_Task description_
Quote from the first line below through the line that contains "from bokeh.resources import INLINE", both included, and leave the pictures out.

_Data section_
============================================================

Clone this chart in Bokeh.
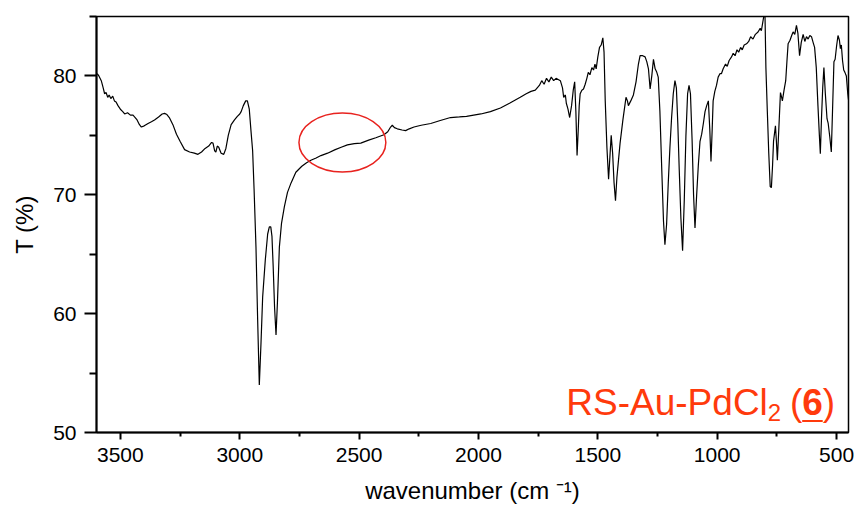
from bokeh.plotting import figure
from bokeh.models import Range1d, FixedTicker, Label
from bokeh.embed import file_html
from bokeh.resources import INLINE

# ---- spectrum ----
wavenumber = [
    3597, 3590, 3580, 3572, 3566, 3560, 3553, 3547, 3540, 3532, 3525, 3518, 3510, 3500,
    3490, 3482, 3470, 3458, 3447, 3438, 3430, 3420, 3412, 3400, 3384, 3370, 3357, 3340,
    3325, 3315, 3305, 3295, 3280, 3265, 3250, 3231, 3210, 3190, 3175, 3160, 3145, 3130,
    3118, 3112, 3105, 3100, 3094, 3088, 3078, 3067, 3058, 3048, 3036, 3022, 3010, 3000,
    2994, 2985, 2975, 2968, 2960, 2953, 2946, 2940, 2932, 2925, 2918, 2911, 2904, 2893,
    2883, 2876, 2870, 2865, 2860, 2854, 2848, 2842, 2834, 2825, 2813, 2800, 2785, 2765,
    2740, 2720, 2702, 2680, 2660, 2632, 2600, 2575, 2549, 2520, 2493, 2460, 2430, 2396,
    2380, 2368, 2361, 2352, 2340, 2320, 2305, 2290, 2270, 2240, 2200, 2160, 2117, 2080,
    2050, 2020, 1990, 1950, 1908, 1870, 1825, 1800, 1780, 1762, 1745, 1735, 1725, 1715,
    1705, 1695, 1685, 1675, 1657, 1648, 1643, 1636, 1632, 1625, 1618, 1610, 1603, 1597,
    1592, 1587, 1582, 1578, 1574, 1567, 1560, 1553, 1546, 1540, 1533, 1525, 1518, 1512,
    1507, 1500, 1493, 1486, 1479, 1474, 1469, 1462, 1455, 1450, 1444, 1438, 1432, 1426,
    1420, 1413, 1407, 1395, 1382, 1376, 1372, 1362, 1351, 1340, 1330, 1323, 1312, 1302,
    1295, 1288, 1281, 1274, 1267, 1260, 1253, 1247, 1240, 1232, 1225, 1219, 1212, 1205,
    1198, 1191, 1184, 1177, 1171, 1165, 1159, 1152, 1145, 1138, 1131, 1124, 1118, 1112,
    1105, 1099, 1093, 1086, 1079, 1072, 1065, 1058, 1051, 1044, 1037, 1031, 1026, 1021,
    1017, 1010, 1003, 996, 988, 982, 975, 965, 958, 950, 940, 933, 925, 917,
    910, 902, 895, 887, 877, 868, 860, 850, 840, 829, 820, 815, 810, 805,
    800, 796, 790, 784, 778, 773, 768, 764, 756, 752, 748, 742, 735, 730,
    727, 720, 713, 708, 703, 695, 688, 682, 675, 668, 662, 655, 648, 640,
    633, 626, 619, 612, 605, 598, 592, 585, 578, 572, 568, 563, 558, 553,
    547, 540, 535, 528, 522, 517, 511, 506, 500, 494, 488, 484, 480, 475,
    470, 465, 459, 453, 450,
]
transmittance = [
    80.2, 80.0, 79.6, 79.0, 78.5, 78.6, 78.2, 78.4, 78.1, 78.3, 77.9, 77.8, 77.5, 77.2,
    77.0, 76.8, 76.9, 76.7, 76.7, 76.5, 76.3, 75.9, 75.7, 75.8, 76.0, 76.15, 76.3, 76.55,
    76.8, 76.85, 76.75, 76.5, 75.9, 75.1, 74.5, 73.8, 73.6, 73.5, 73.4, 73.6, 73.9, 74.1,
    74.4, 74.35, 73.7, 73.6, 74.1, 74.0, 73.5, 73.4, 73.9, 75.0, 75.9, 76.3, 76.6, 76.8,
    77.0, 77.5, 77.9, 77.9, 77.2, 75.4, 73.7, 70.5, 65.6, 59.5, 54.0, 57.5, 61.4, 64.5,
    66.7, 67.3, 67.3, 66.5, 64.0, 60.5, 58.2, 61.0, 65.6, 67.6, 69.0, 70.2, 71.0, 71.9,
    72.4, 72.7, 72.9, 73.1, 73.3, 73.5, 73.8, 74.0, 74.2, 74.3, 74.35, 74.6, 74.8, 75.05,
    75.3, 75.7, 75.85, 75.65, 75.55, 75.45, 75.4, 75.55, 75.7, 75.85, 76.0, 76.25, 76.5, 76.55,
    76.6, 76.7, 76.8, 77.0, 77.3, 77.7, 78.2, 78.5, 78.7, 78.8, 79.2, 79.6, 79.3, 79.8,
    79.5, 79.9, 79.6, 79.8, 79.6, 79.0, 78.2, 78.4, 77.7, 77.2, 76.5, 77.5, 78.8, 79.5,
    77.0, 73.3, 75.5, 77.5, 78.5, 78.8, 78.9, 79.3, 79.8, 80.3, 80.1, 80.7, 80.5, 81.0,
    80.6, 81.6, 82.4, 82.6, 83.2, 82.0, 77.9, 74.0, 71.3, 73.0, 75.0, 73.5, 71.0, 69.5,
    71.5, 73.0, 74.3, 76.3, 78.2, 77.9, 77.5, 77.9, 78.4, 79.5, 81.0, 81.7, 81.7, 81.6,
    81.2, 80.6, 78.9, 80.0, 81.4, 80.6, 80.3, 79.9, 77.0, 72.0, 67.8, 65.8, 67.5, 71.0,
    74.0, 76.5, 78.5, 79.6, 79.0, 76.0, 72.1, 68.0, 65.3, 69.5, 75.0, 78.5, 79.2, 78.5,
    74.5, 70.0, 67.2, 70.0, 72.5, 74.5, 75.1, 76.0, 77.0, 77.5, 77.9, 75.5, 72.8, 75.5,
    77.9, 78.7, 79.2, 79.9, 80.2, 80.2, 80.6, 81.0, 80.8, 81.3, 81.6, 81.9, 81.7, 82.2,
    82.0, 82.4, 82.2, 82.6, 82.7, 82.9, 83.3, 83.1, 83.5, 83.7, 84.0, 83.8, 84.4, 85.0,
    85.4, 80.7, 77.0, 73.5, 70.7, 70.6, 72.5, 74.5, 75.8, 74.5, 72.9, 75.5, 78.6, 78.2,
    77.9, 78.8, 79.6, 81.2, 82.7, 83.0, 83.4, 83.7, 83.5, 84.25, 83.6, 81.7, 82.8, 83.5,
    82.9, 83.3, 83.1, 83.4, 83.3, 82.8, 82.4, 80.7, 77.5, 75.0, 73.45, 76.5, 79.0, 80.7,
    78.5, 76.4, 76.0, 74.8, 73.6, 77.0, 81.2, 81.4, 82.5, 83.4, 83.0, 82.3, 82.6, 81.3,
    80.5, 80.3, 80.0, 78.5, 78.0,
]

# ---- axes ----
x_major_ticks = [3500, 3000, 2500, 2000, 1500, 1000, 500]
x_minor_ticks = [3250, 2750, 2250, 1750, 1250, 750]
y_major_ticks = [50, 60, 70, 80]
y_minor_ticks = [55, 65, 75, 85]
x_label = "wavenumber (cm \u207b\u00b9)"
y_label = "T (%)"

# ---- annotation texts ----
name_main = "RS-Au-PdCl"
name_sub = "2"
name_open = "("
name_num = "6"
name_close = ")"

FONT = "Liberation Sans"
RED = "#ff3a0c"

p = figure(width=856, height=510, x_range=Range1d(3600, 450), y_range=Range1d(50, 85),
           output_backend="svg", toolbar_location=None,
           min_border_left=96, min_border_right=8, min_border_top=16, min_border_bottom=78)
p.xgrid.visible = False
p.ygrid.visible = False
p.outline_line_color = "black"
p.outline_line_width = 1.5
p.outline_line_alpha = 1.0
p.background_fill_color = "white"
p.border_fill_color = "white"

p.line(wavenumber, transmittance, line_color="black", line_width=1.2)

# red ring around the 2570 cm-1 region
ring_x, ring_y, ring_w, ring_h = 2570, 74.4, 364, 4.95
p.ellipse(x=[ring_x], y=[ring_y], width=ring_w, height=ring_h,
          fill_alpha=0, line_color="#e8231f", line_width=1.5)

for ax in (p.xaxis[0], p.yaxis[0]):
    ax.axis_line_width = 2
    ax.major_tick_line_width = 2
    ax.minor_tick_line_width = 2
    ax.major_tick_in = 0
    ax.minor_tick_in = 0
    ax.major_label_text_font = FONT
    ax.major_label_text_font_size = "21px"
    ax.major_label_text_color = "black"
    ax.axis_label_text_font = FONT
    ax.axis_label_text_font_size = "24px"
    ax.axis_label_text_font_style = "normal"
    ax.axis_label_text_color = "black"

p.xaxis.ticker = FixedTicker(ticks=x_major_ticks, minor_ticks=x_minor_ticks)
p.yaxis.ticker = FixedTicker(ticks=y_major_ticks, minor_ticks=y_minor_ticks)
p.xaxis.major_tick_out = 7
p.xaxis.minor_tick_out = 4
p.yaxis.major_tick_out = 12
p.yaxis.minor_tick_out = 7
p.xaxis.major_label_standoff = 8
p.yaxis.major_label_standoff = 8
p.xaxis.axis_label = x_label
p.yaxis.axis_label = y_label
p.xaxis.axis_label_standoff = 12
p.yaxis.axis_label_standoff = 12

def lab(text, x, y, size, style="normal"):
    p.add_layout(Label(x=x, y=y, text=text, text_font=FONT, text_font_size=size,
                       text_font_style=style, text_color=RED, text_align="left",
                       text_baseline="alphabetic"))

lab(name_main, 1632, 52.55, "37px")
lab(name_sub, 788, 51.65, "24px")
lab(name_open, 695, 52.55, "37px")
lab(name_num, 644, 52.55, "37px", "bold")
lab(name_close, 558, 52.55, "37px")
p.segment(x0=[644], y0=[50.97], x1=[558], y1=[50.97], line_color=RED, line_width=2)

open("out.html", "w").write(file_html(p, INLINE))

============================================================

_Exercise answer_
Clone this chart in Bokeh.
from bokeh.plotting import figure
from bokeh.models import Range1d, FixedTicker, Label
from bokeh.embed import file_html
from bokeh.resources import INLINE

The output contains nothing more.